What is it all about?
We’re using a bunch of VMs to do numerical dosimetry and are very satisfied with the service and performance we get. Here I try to give some background on our work.
Assume yourself sitting in the dentists chair for an x-ray image of your teeth. How much radiation will miss the x-ray film in your mouth and instead wander through your body? That’s one type of question we try to answer with computer models. Or numeric dosimetry, as we call it.
The interactions between ionizing radiation – e.g. x-rays – and atoms are well known. However, there is a big deal of randomness, so called stochastic behavior. Let’s go back to the dentists chair and follow one single photon (that’s the particle x-rays are composed of). This sounds a bit like ray tracing, but is way more noisy as you’ll see.
The image below shows a voxel phantom (built of Lego bricks made of bone, fat, muscle etc.) during a radiography of the left breast.
Tracing a photon
The photon is just about to leave the x-ray tube. We take a known distribution of photon energies, throw dices and pick one energy at random. Then we decide – again by throwing dices – how long the photon will fly until it comes close to an atom. How exactly will it hit the atom? Which of the many processes (e.g. Compton scattering) will take place? How much energy will be lost and in what direction will it leave the atom? The answer – you may have already guessed that – is rolling in the dice. We repeat the process until the photon has lost all it’s energy or leaves our model world.
During its journey the photon has created many secondary particles (e.g. electrons kicked out of an atomic orbit). We follow each of them and their children again. Finally, all particles have come to rest and we know in detail what happened to that single photon and to the matter it crossed. This process takes some 100 micro seconds on an average cloud CPU.
Monte Carlo (MC)
This method of problem solving is called Monte Carlo after the roulette tables. You always apply MC if there are too many parameters to solve a problem in a deterministic way. One well know application is the so called rain drop Pi. By counting the fraction of random points that are within a circle you can approach the number Pi (3.141).
Back to the dentist: Unfortunately, with our single photon we do not see any energy deposit in your thyroid gland (located at the front of your neck) yet. This first photon passed by pure chance without any interaction. So we just start another one, 5’000 a second, 18 Millions per hour etc. until we have enough dose collected in your neck. Only a tiny fraction q of the N initial photons ends up in our target volume and the energy deposit shows fluctuations that typically decrease proportional to 1/sqrt(qN). So we need some 1E9 initial photons to have 1E5 in the target volume and have a relative error smaller than 1 %. This would take 2 CPU days.
MC and the cloud
This type of MC problems is CPU bound and trivial to parallelize, since the photons are independent from each other (remember that in a drop of water there are 1E23 molecules, our 1E9 photons will not disturb that). So with M CPUs my waiting time is just reduced by a factor M. In the above example and with 50 CPUs I have a result after 1 hour instead of 2 days.

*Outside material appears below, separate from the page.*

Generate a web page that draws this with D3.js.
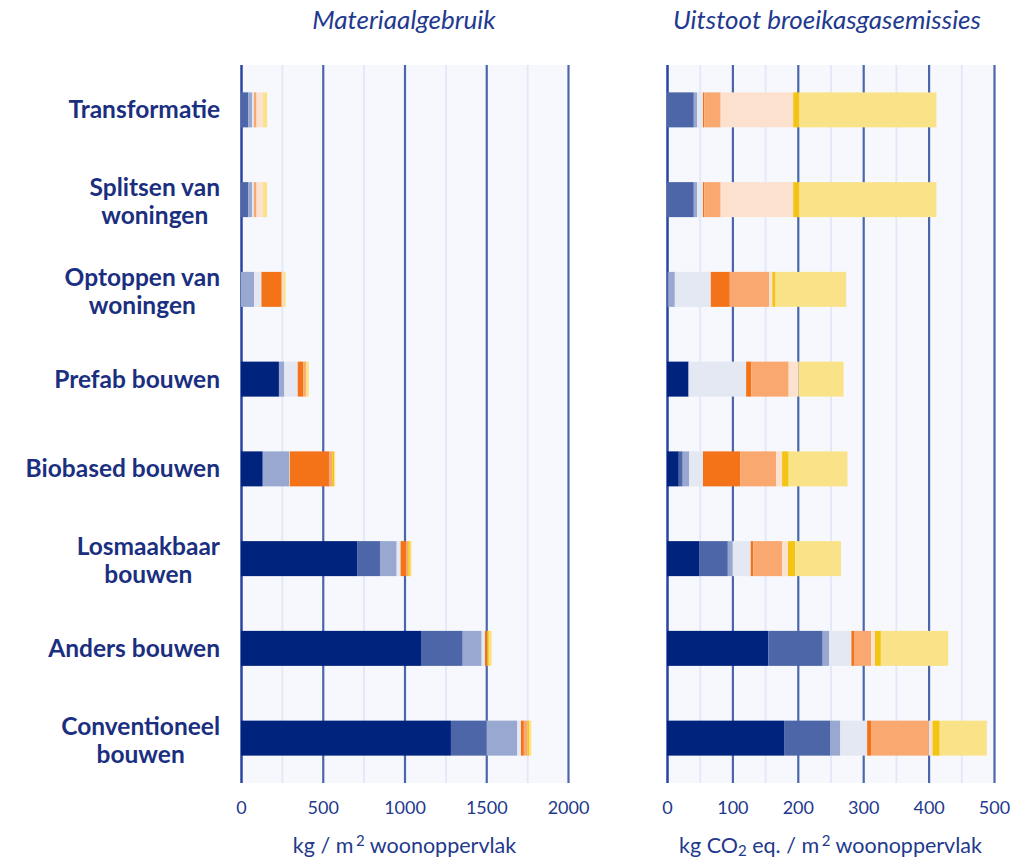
<!DOCTYPE html>
<html>
<head>
<meta charset="utf-8">
<script src="https://cdn.jsdelivr.net/npm/d3@7"></script>
<style>
  body { margin: 0; background: #fff; }
  text { font-family: Lato, "Open Sans", sans-serif; }
</style>
</head>
<body>
<svg id="chart" width="1013" height="865"></svg>
<script>
// Categories (top to bottom)
const categories = ["Transformatie", "Splitsen van woningen", "Optoppen van woningen", "Prefab bouwen",
    "Biobased bouwen", "Losmaakbaar bouwen", "Anders bouwen", "Conventioneel bouwen"];
const categoryLines = [["Transformatie"], ["Splitsen van", "woningen"], ["Optoppen van", "woningen"],
    ["Prefab bouwen"], ["Biobased bouwen"], ["Losmaakbaar", "bouwen"], ["Anders bouwen"], ["Conventioneel", "bouwen"]];

// Stack segments (left to right), no legend in the picture
const seriesKeys = ["s1", "s2", "s3", "s4", "s5", "s6", "s7", "s8", "s9"];
const seriesColors = ["#00247d", "#4c66a8", "#98a8d0", "#e4e8f3", "#f47218", "#f9a870", "#fde1cf", "#f4c414", "#fae288"];

// kg / m2 woonoppervlak, one row per category, one value per segment
const materiaalWaarden = [
    [0, 45, 24, 10, 0, 16, 40, 0, 25],
    [0, 45, 24, 10, 0, 16, 40, 0, 25],
    [0, 0, 80, 45, 120, 8, 5, 0, 15],
    [232, 0, 33, 82, 34, 16, 0, 0, 18],
    [133, 0, 161, 4, 240, 20, 0, 12, 6],
    [713, 137, 102, 24, 33, 14, 0, 10, 10],
    [1105, 251, 116, 20, 14, 0, 0, 10, 17],
    [1284, 218, 188, 22, 18, 22, 0, 10, 14]
];

// kg CO2 eq. / m2 woonoppervlak
const uitstootWaarden = [
    [0, 41, 5, 9, 2, 25, 111, 9, 210],
    [0, 41, 5, 9, 2, 25, 111, 9, 210],
    [0, 2, 10, 55, 29, 60, 5, 5, 108],
    [33, 0, 0, 88, 8, 57, 15, 0, 69],
    [18, 6, 10, 21, 57, 55, 9, 10, 90],
    [49, 44, 7, 28, 4, 44, 9, 11, 70],
    [155, 83, 10, 34, 4, 26, 6, 9, 103],
    [179, 71, 15, 41, 6, 88, 6, 11, 72]
];

const materiaalTicks = [0, 500, 1000, 1500, 2000];
const materiaalMinor = [250, 750, 1250, 1750];
const uitstootTicks = [0, 100, 200, 300, 400, 500];
const uitstootMinor = [50, 150, 250, 350, 450];

const svg = d3.select("#chart");
const plotTop = 65, plotBottom = 783;
const textColor = "#1b2f80";

const yScale = d3.scaleBand()
    .domain(categories)
    .range([plotTop, plotBottom])
    .paddingInner(0.61)
    .paddingOuter(0.305);

const stack = d3.stack().keys(seriesKeys);

function toRows(values) {
    return values.map((row, i) => {
        const o = { cat: categories[i] };
        seriesKeys.forEach((k, j) => o[k] = row[j]);
        return o;
    });
}

function drawPanel(values, xScale, majorTicks, minorTicks, title, axisTitle, titleX) {
    const g = svg.append("g");
    const [x0, x1] = xScale.range();

    // Background
    g.append("rect")
        .attr("x", x0)
        .attr("y", plotTop)
        .attr("width", x1 - x0)
        .attr("height", plotBottom - plotTop)
        .attr("fill", "#f6f8fd");

    // Minor gridlines
    g.append("g")
        .attr("transform", "translate(0," + plotBottom + ")")
        .call(d3.axisBottom(xScale).tickValues(minorTicks).tickSize(-(plotBottom - plotTop)).tickFormat(""))
        .call(a => a.select(".domain").remove())
        .selectAll("line").attr("stroke", "#e3e9f8").attr("stroke-width", 2);

    // Major gridlines
    g.append("g")
        .attr("transform", "translate(0," + plotBottom + ")")
        .call(d3.axisBottom(xScale).tickValues(majorTicks).tickSize(-(plotBottom - plotTop)).tickFormat(""))
        .call(a => a.select(".domain").remove())
        .selectAll("line")
        .attr("stroke", d => d === 0 ? "#2a45a0" : "#4c66ab")
        .attr("stroke-width", d => d === 0 ? 2.5 : 2.2);

    // Stacked bars
    const series = stack(toRows(values));
    g.selectAll(".serie")
        .data(series)
        .enter()
        .append("g")
        .attr("fill", (d, i) => seriesColors[i])
        .selectAll("rect")
        .data(d => d)
        .enter()
        .append("rect")
        .attr("x", d => xScale(d[0]))
        .attr("y", d => yScale(d.data.cat))
        .attr("width", d => Math.max(0, xScale(d[1]) - xScale(d[0])))
        .attr("height", yScale.bandwidth());

    // Tick labels
    g.append("g")
        .attr("transform", "translate(0," + plotBottom + ")")
        .call(d3.axisBottom(xScale).tickValues(majorTicks).tickSize(0).tickPadding(18).tickFormat(d3.format("d")))
        .call(a => a.select(".domain").remove())
        .selectAll("text")
        .style("font-family", "Lato, sans-serif")
        .style("font-size", "18px")
        .attr("fill", "#23398c");

    // Panel title
    g.append("text")
        .attr("x", titleX)
        .attr("y", 29)
        .attr("text-anchor", "middle")
        .style("font-size", "26px")
        .style("font-style", "italic")
        .attr("fill", "#1f3a8f")
        .text(title);

    // Axis title
    const t = g.append("text")
        .attr("x", (x0 + x1) / 2)
        .attr("y", 853)
        .attr("text-anchor", "middle")
        .style("font-size", "21.5px")
        .attr("fill", "#23398c");
    axisTitle.forEach(part => {
        const ts = t.append("tspan").text(part.text);
        if (part.shift) {
            ts.attr("baseline-shift", part.shift).style("font-size", "15px");
        }
    });
}

const xMateriaal = d3.scaleLinear().domain([0, 2000]).range([241, 568]);
const xUitstoot = d3.scaleLinear().domain([0, 500]).range([667, 994]);

drawPanel(materiaalWaarden, xMateriaal, materiaalTicks, materiaalMinor, "Materiaalgebruik",
    [{ text: "kg / m\u2009" }, { text: "2", shift: "7px" }, { text: " woonoppervlak" }], 404);
drawPanel(uitstootWaarden, xUitstoot, uitstootTicks, uitstootMinor, "Uitstoot broeikasgasemissies",
    [{ text: "kg CO" }, { text: "2", shift: "-3px" }, { text: " eq. / m\u2009" }, { text: "2", shift: "7px" }, { text: " woonoppervlak" }], 827);

// Category labels: block right-aligned, lines centred in the block
const labelRight = 220, lineHeight = 28;
categories.forEach((cat, i) => {
    const lines = categoryLines[i];
    const cy = yScale(cat) + yScale.bandwidth() / 2 + (lines.length > 1 ? 2 : 0);
    const txt = svg.append("text")
        .style("font-size", "24.5px")
        .style("font-weight", "bold")
        .attr("fill", textColor)
        .attr("text-anchor", "middle");
    const spans = lines.map((line, j) => txt.append("tspan")
        .attr("y", cy + (j - (lines.length - 1) / 2) * lineHeight)
        .attr("dy", "0.35em")
        .text(line));
    const maxW = d3.max(spans, s => s.node().getComputedTextLength());
    spans.forEach(s => s.attr("x", labelRight - maxW / 2));
});
</script>
</body>
</html>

This is a quantitative progress on the one hand. But on the other hand and more important for my work is the progress in quality: During one day, I can play with 10 different scenarios, I can concentrate on problem solving and do not waste time unwinding the stack in my head after a week. The cloud helps to improve the quality of our work.
The code we use is Geant4 (geant4.cern.ch), a free C++ library to propagate particles through matter. Code development is done locally (e.g. Ubuntu in a virtual box) and then uploaded with rsync to the master node.
Our CPUs are distributed over several virtual machines deployed in ICCLab’s OpenStack cloud. From the master we distribute code and collect results via rsync, job deployment and status is done through small bash scripts. The final analysis is then done locally with Matlab.
Code deployment and result collection is done within 30 seconds, which is negligible compared to run times of hours. So even on the job scale our speedup is M.